Nairobi, 26 February 2020 – Hopper bands and locust swarms have been detected across the Horn of Africa with Somalia and Ethiopia experiencing the most serious desert locust crisis in over 25 years, and Kenya the worst in over 70 years. Desert locusts have been breeding and spreading through farmland and rangeland in Somalia, Ethiopia, Kenya, Uganda, South Sudan, Djibouti, Eritrea and Tanzania. As the locusts breed and spread, governments and UN agencies have requested for international support and Somalia Federal Government declared a national emergency. In response to this unfolding crisis, a group of international and national NGOs operating in the Greater Horn of Africa have formed the Regional Desert Locust Alliance (RDLA), aiming both to coordinate a response to this ongoing crisis, as well as calling for greater support nationally, regionally and internationally.
We call for a large and coordinated response from all stakeholders. Governments and regional governmental structure should be the first responders while development actors should complement the gaps. We formed this Alliance as we feel that national and international Non-governmental organizations are key actors in a community led response, amplifying voices of the most vulnerable.
For the time being the impact of the desert locust on livelihoods has been limited, with swarms affecting crop yields in south eastern Ethiopia, rangeland in northern Kenya as well as farmland and rangeland throughout Somalia. However, with the upcoming planting season in March to May, the impact is predicted to amplify across the region. The IGAD-hosted Regional Food Security and Nutrition Working Group reports the greatest food security impacts will most likely be felt by households reliant on crop production during the crop growth period of the next agricultural season. This additional crisis will greatly intensify the already vulnerable food security situation and threat to livelihoods for agro-pastoralist communities throughout the region, coming as it does after a succession of previous shocks including drought and flooding, and in a context of widespread conflict and displacement. Analysis from FAO and WFP shows that in Somalia, under a worst-case scenario, an additional 616,000 people would experience severe food insecurity (IPC Phase 3+) between April and June 2020 as a result of the locusts.
Desert locust came at crucial time when we were preparing to harvest the few food crops after we waited for flood to recede which took time to recede delaying the farming calendar. The locust destroyed our farms as it was coming from both Ethiopia and Somalia as first entry point to Mandera at BP1 location. Our food situation is now stressed and we need support to get back on our feet.

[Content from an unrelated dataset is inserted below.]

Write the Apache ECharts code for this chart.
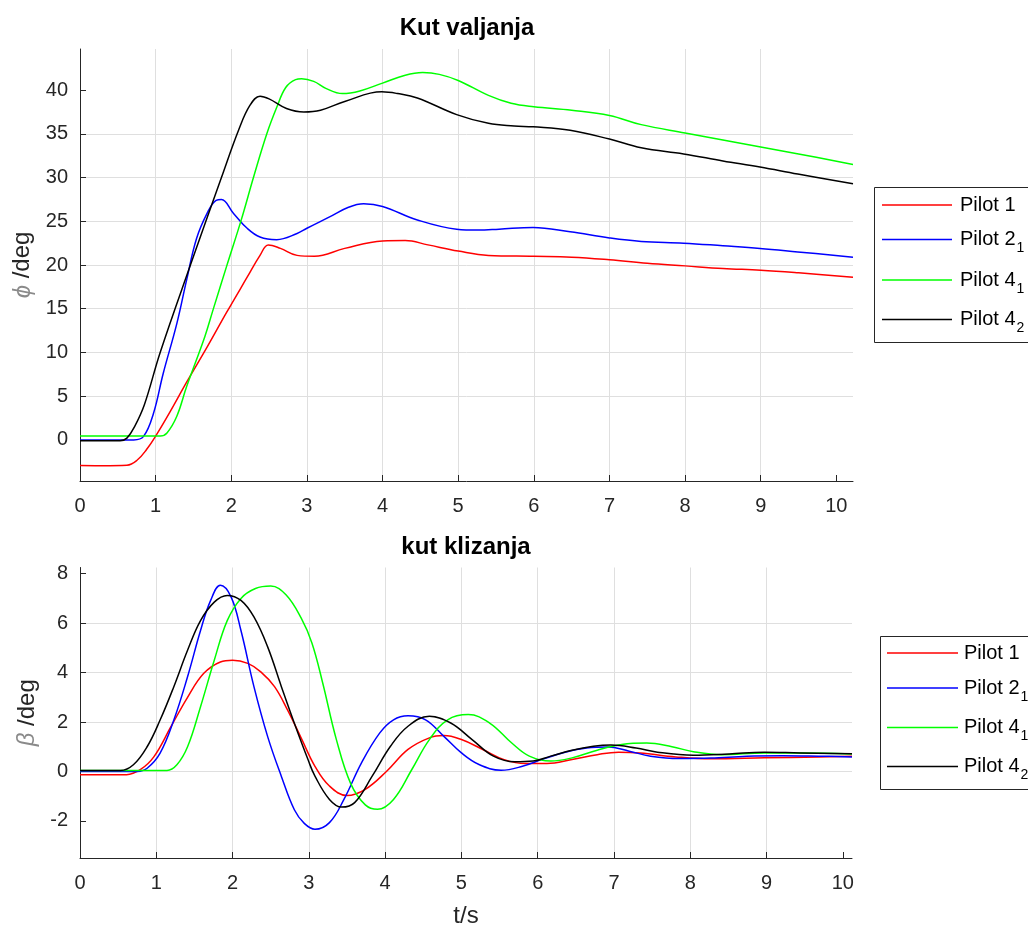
<!DOCTYPE html>
<html><head><meta charset="utf-8">
<script src="https://cdn.jsdelivr.net/npm/echarts@6/dist/echarts.min.js"></script>
<style>html,body{margin:0;padding:0;background:#fff}#c{width:1028px;height:929px}</style>
</head><body><div id="c"></div>
<script>
// ---------- data ----------
const seriesNames = ['Pilot 1', 'Pilot 2', 'Pilot 4', 'Pilot 4'];
const seriesSubs  = ['', '1', '1', '2'];
const seriesColors = ['#ff0000', '#0000ff', '#00ff00', '#000000'];

const xTicks = [0,1,2,3,4,5,6,7,8,9,10];
const rollTicks = [0,5,10,15,20,25,30,35,40];
const slipTicks = [-2,0,2,4,6,8];

// Kut valjanja (phi, deg)
const rollT_P1 = [0,0.3,0.62,0.75,0.88,1.01,1.19,1.41,1.68,1.94,2.21,2.38,2.49,2.65,2.87,3.1,3.5,4.0,4.3,4.6,5.0,5.4,6.0,6.5,7.0,7.5,8.0,8.5,9.0,9.5,10.22];
const rollV_P1 = [-2.93,-2.95,-2.9,-2.36,-1.1,0.57,3.2,6.6,10.6,14.6,18.6,21.1,22.3,21.9,21.1,21.0,21.9,22.75,22.8,22.3,21.6,21.1,21.0,20.9,20.6,20.2,19.9,19.6,19.4,19.1,18.6];

const rollT_P2 = [0,0.71,0.84,0.97,1.1,1.28,1.41,1.54,1.68,1.8,1.87,2.03,2.21,2.38,2.6,2.87,3.0,3.3,3.55,3.75,4.0,4.46,4.98,5.26,5.54,5.99,6.48,7.0,7.42,7.98,8.5,8.99,9.49,10.22];
const rollV_P2 = [0,0,0.4,3.0,7.6,13.3,18.3,23.0,25.9,27.4,27.5,25.9,24.2,23.2,22.9,23.6,24.2,25.5,26.6,27.0,26.7,25.15,24.1,24.0,24.1,24.3,23.8,23.1,22.7,22.5,22.2,21.9,21.5,20.9];

const rollT_P41 = [0,1.06,1.15,1.28,1.41,1.65,1.76,1.94,2.13,2.3,2.47,2.6,2.72,2.85,2.93,3.09,3.25,3.47,3.7,4.0,4.3,4.53,4.75,5.0,5.4,5.7,6.0,6.5,7.0,7.42,8.0,8.5,9.0,9.5,10.22];
const rollV_P41 = [0.45,0.45,0.8,2.7,6.1,11.8,14.9,19.9,25.1,30.2,35.0,38.0,40.3,41.2,41.3,41.0,40.2,39.6,39.9,40.8,41.7,42.0,41.8,41.1,39.4,38.5,38.1,37.7,37.1,36.05,35.1,34.3,33.5,32.7,31.5];

const rollT_P42 = [0,0.53,0.62,0.72,0.85,1.06,1.46,1.87,2.1,2.25,2.38,2.5,2.73,2.96,3.18,3.5,3.99,4.2,4.46,4.98,5.4,5.74,5.99,6.48,7.0,7.42,7.98,8.5,8.99,9.49,10.22];
const rollV_P42 = [-0.1,-0.1,0.2,1.5,4.0,10.0,20.0,30.0,35.5,38.3,39.3,39.0,37.9,37.5,37.7,38.7,39.8,39.6,39.1,37.2,36.2,35.9,35.8,35.4,34.4,33.4,32.7,31.9,31.2,30.4,29.3];

// kut klizanja (beta, deg)
const slipT_P1 = [0,0.61,0.79,0.97,1.19,1.41,1.62,1.84,2.0,2.2,2.37,2.55,2.72,2.9,3.08,3.27,3.5,3.74,4.02,4.3,4.58,4.77,5.0,5.28,5.56,5.84,6.12,6.45,6.78,7.06,7.34,7.81,8.27,8.97,9.68,10.12];
const slipV_P1 = [-0.13,-0.13,0.07,0.6,1.8,3.0,3.96,4.43,4.5,4.37,4.03,3.43,2.49,1.35,0.21,-0.59,-0.97,-0.72,0.01,0.89,1.36,1.45,1.29,0.89,0.48,0.32,0.32,0.48,0.68,0.78,0.75,0.59,0.51,0.55,0.59,0.62];

const slipT_P2 = [0,0.75,0.88,1.05,1.23,1.41,1.58,1.71,1.84,1.98,2.11,2.28,2.46,2.64,2.81,2.94,3.08,3.27,3.46,3.69,3.93,4.11,4.3,4.53,4.77,5.0,5.23,5.52,5.8,6.08,6.36,6.64,6.92,7.2,7.48,7.85,8.27,8.74,9.21,9.68,10.12];
const slipV_P2 = [0,0,0.13,0.74,2.08,3.83,5.7,6.9,7.53,7.06,5.7,3.43,1.41,-0.2,-1.55,-2.1,-2.34,-2.07,-1.13,0.35,1.56,2.09,2.25,2.09,1.42,0.75,0.28,0.05,0.21,0.51,0.78,0.95,0.99,0.82,0.62,0.52,0.54,0.62,0.64,0.62,0.59];

const slipT_P41 = [0,1.14,1.27,1.41,1.58,1.76,1.93,2.11,2.3,2.5,2.7,2.9,3.04,3.18,3.36,3.55,3.74,3.9,4.11,4.35,4.58,4.82,5.09,5.37,5.66,5.89,6.17,6.45,6.78,7.1,7.43,7.76,8.04,8.41,8.97,9.44,10.12];
const slipV_P41 = [0.04,0.04,0.27,1.0,2.62,4.5,6.1,7.0,7.4,7.5,7.15,6.2,5.2,3.6,1.3,-0.5,-1.35,-1.53,-1.13,0.08,1.29,2.09,2.3,1.96,1.15,0.62,0.42,0.55,0.86,1.09,1.15,1.0,0.8,0.68,0.75,0.75,0.71];

const slipT_P42 = [0,0.53,0.7,0.88,1.05,1.23,1.41,1.58,1.76,1.93,2.11,2.28,2.46,2.64,2.81,2.99,3.08,3.27,3.43,3.6,3.83,4.07,4.3,4.58,4.86,5.14,5.42,5.7,5.94,6.17,6.45,6.73,6.96,7.29,7.57,8.04,8.51,8.97,9.44,10.12];
const slipV_P42 = [0.04,0.04,0.27,1.0,2.08,3.43,4.9,6.1,6.85,7.12,6.92,6.25,5.04,3.43,1.95,0.47,-0.19,-1.13,-1.44,-1.26,-0.19,1.02,1.83,2.23,1.96,1.29,0.62,0.39,0.42,0.62,0.86,1.02,1.07,0.95,0.78,0.66,0.71,0.78,0.75,0.72];

// ---------- chart ----------
const FONT = '"Liberation Sans", Arial, Helvetica, sans-serif';
const INK = '#262626';
const GRIDC = '#dfdfdf';
const zip = (t, v) => t.map((x, i) => [x, v[i]]);

const rollData = [zip(rollT_P1, rollV_P1), zip(rollT_P2, rollV_P2), zip(rollT_P41, rollV_P41), zip(rollT_P42, rollV_P42)];
const slipData = [zip(slipT_P1, slipV_P1), zip(slipT_P2, slipV_P2), zip(slipT_P41, slipV_P41), zip(slipT_P42, slipV_P42)];

function xAxisCfg(gi, max, name) {
  return {
    type: 'value', gridIndex: gi, min: 0, max: max,
    axisLine: { show: true, onZero: false, lineStyle: { color: INK, width: 1 } },
    axisTick: { show: true, inside: true, length: 6, customValues: xTicks, lineStyle: { color: INK } },
    axisLabel: { customValues: xTicks, margin: 15, color: INK, fontSize: 20, fontFamily: FONT },
    splitLine: { show: true, showMinLine: false, showMaxLine: false, lineStyle: { color: GRIDC, width: 1 } },
    name: name || '', nameLocation: 'middle', nameGap: 46,
    nameTextStyle: { color: INK, fontSize: 24, fontFamily: FONT }
  };
}
function yAxisCfg(gi, min, max, ticks, greek) {
  return {
    type: 'value', gridIndex: gi, min: min, max: max,
    axisLine: { show: true, onZero: false, lineStyle: { color: INK, width: 1 } },
    axisTick: { show: true, inside: true, length: 6, customValues: ticks, lineStyle: { color: INK } },
    axisLabel: { customValues: ticks, margin: 12, color: INK, fontSize: 20, fontFamily: FONT },
    splitLine: { show: true, showMinLine: false, showMaxLine: false, lineStyle: { color: GRIDC, width: 1 } },
    name: '{g|' + greek + '} /deg', nameLocation: 'middle', nameGap: 38,
    nameTextStyle: { color: INK, fontSize: 24, fontFamily: FONT,
      rich: { g: { fontStyle: 'italic', color: '#8a8a8a', fontSize: 24, fontFamily: FONT } } }
  };
}

const series = [];
for (let k = 0; k < 4; k++) {
  series.push({ type: 'line', xAxisIndex: 0, yAxisIndex: 0, data: rollData[k], smooth: 0.4,
    showSymbol: false, lineStyle: { color: seriesColors[k], width: 1.5 }, silent: true });
}
for (let k = 0; k < 4; k++) {
  series.push({ type: 'line', xAxisIndex: 1, yAxisIndex: 1, data: slipData[k], smooth: 0.4,
    showSymbol: false, lineStyle: { color: seriesColors[k], width: 1.5 }, silent: true });
}

// legend boxes (drawn as graphics to reproduce subscripts)
const measure = (() => {
  const c = document.createElement('canvas').getContext('2d');
  return (txt, size) => { c.font = size + 'px ' + FONT; return c.measureText(txt).width; };
})();
function legendBox(x, y, h, rowsY, lineX0, lineX1, textX) {
  const els = [{ type: 'rect', shape: { x: x, y: y, width: 300, height: h },
    style: { fill: '#fff', stroke: INK, lineWidth: 1 } }];
  for (let k = 0; k < 4; k++) {
    els.push({ type: 'line', shape: { x1: lineX0, y1: rowsY[k], x2: lineX1, y2: rowsY[k] },
      style: { stroke: seriesColors[k], lineWidth: 1.5 } });
    els.push({ type: 'text', x: textX, y: rowsY[k],
      style: { text: seriesNames[k], fill: '#000', font: '20px ' + FONT, textVerticalAlign: 'middle' } });
    if (seriesSubs[k]) {
      els.push({ type: 'text', x: textX + measure(seriesNames[k], 20) + 1, y: rowsY[k] + 9,
        style: { text: seriesSubs[k], fill: '#000', font: '14px ' + FONT, textVerticalAlign: 'middle' } });
    }
  }
  return { type: 'group', children: els };
}

const chart = echarts.init(document.getElementById('c'), null, { renderer: 'canvas' });
chart.setOption({
  animation: false,
  backgroundColor: '#fff',
  title: [
    { text: 'Kut valjanja', left: 467, top: 16, textAlign: 'center', padding: 0,
      textStyle: { fontSize: 24, fontWeight: 'bold', color: '#000', fontFamily: FONT } },
    { text: 'kut klizanja', left: 466, top: 535, textAlign: 'center', padding: 0,
      textStyle: { fontSize: 24, fontWeight: 'bold', color: '#000', fontFamily: FONT } }
  ],
  grid: [
    { left: 80, top: 49, width: 773, height: 432 },
    { left: 80, top: 567.5, width: 772, height: 291.5 }
  ],
  xAxis: [ xAxisCfg(0, 10.22), xAxisCfg(1, 10.12, 't/s') ],
  yAxis: [ yAxisCfg(0, -4.7, 44.7, rollTicks, 'ϕ'), yAxisCfg(1, -3.5, 8.25, slipTicks, 'β') ],
  series: series,
  graphic: [
    legendBox(874.5, 187.5, 155, [205, 239.5, 280, 319.5], 882, 952, 960),
    legendBox(880.5, 636.5, 153, [653, 688, 727.5, 766.5], 887, 958, 964)
  ]
});
</script>
</body></html>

The RDLA recommends an immediate early livelihood response to mitigate the impact of locust outbreaks on lives and livelihoods. RDLA members are planning to respond through cash based and complementary livelihood activities to safeguard the livelihood sources and diet diversity of pastoralist, agro-pastoralist and other vulnerable households. Partners are seeking to build upon the momentum generated by the FAO through its comprehensive and continuing desert locust surveillance, control and mitigation activities, and the ongoing efforts of national governments in all affected countries.
The RDLA encourages partnerships with national actors, in order to ensure the involvement of affected communities. RDLA includes a network of National NGOs, which ensures the coverage of the RDLA reaches underserved and hard-to-reach areas across the region. Critically, this network of local partners provides a direct pathway to mobilize communities to understand, monitor and respond to the locust crisis.
RDLA partners call on donors to initiate timely funding for livelihood protection and early recovery activities now, rather than waiting and having to provide an expensive emergency response later in the year. Anticipatory funding will enable NGOs to position and respond rapidly as the impact of the desert locusts becomes clearer after the upcoming rainy season. The simultaneous implementation of control and livelihood activities is a critical lesson learnt from the response to the locust outbreak in the Sahel that should be replicated.
Vulnerable and displaced people across East Africa are just starting to recover from severe drought and flooding. With humanitarian funding levels are far below what is required to cope with the existing crises, the predicted loss of crops and livestock feed from the locust invasion will potentially exacerbate food insecurity and threaten the livelihoods of hundreds of thousands more people.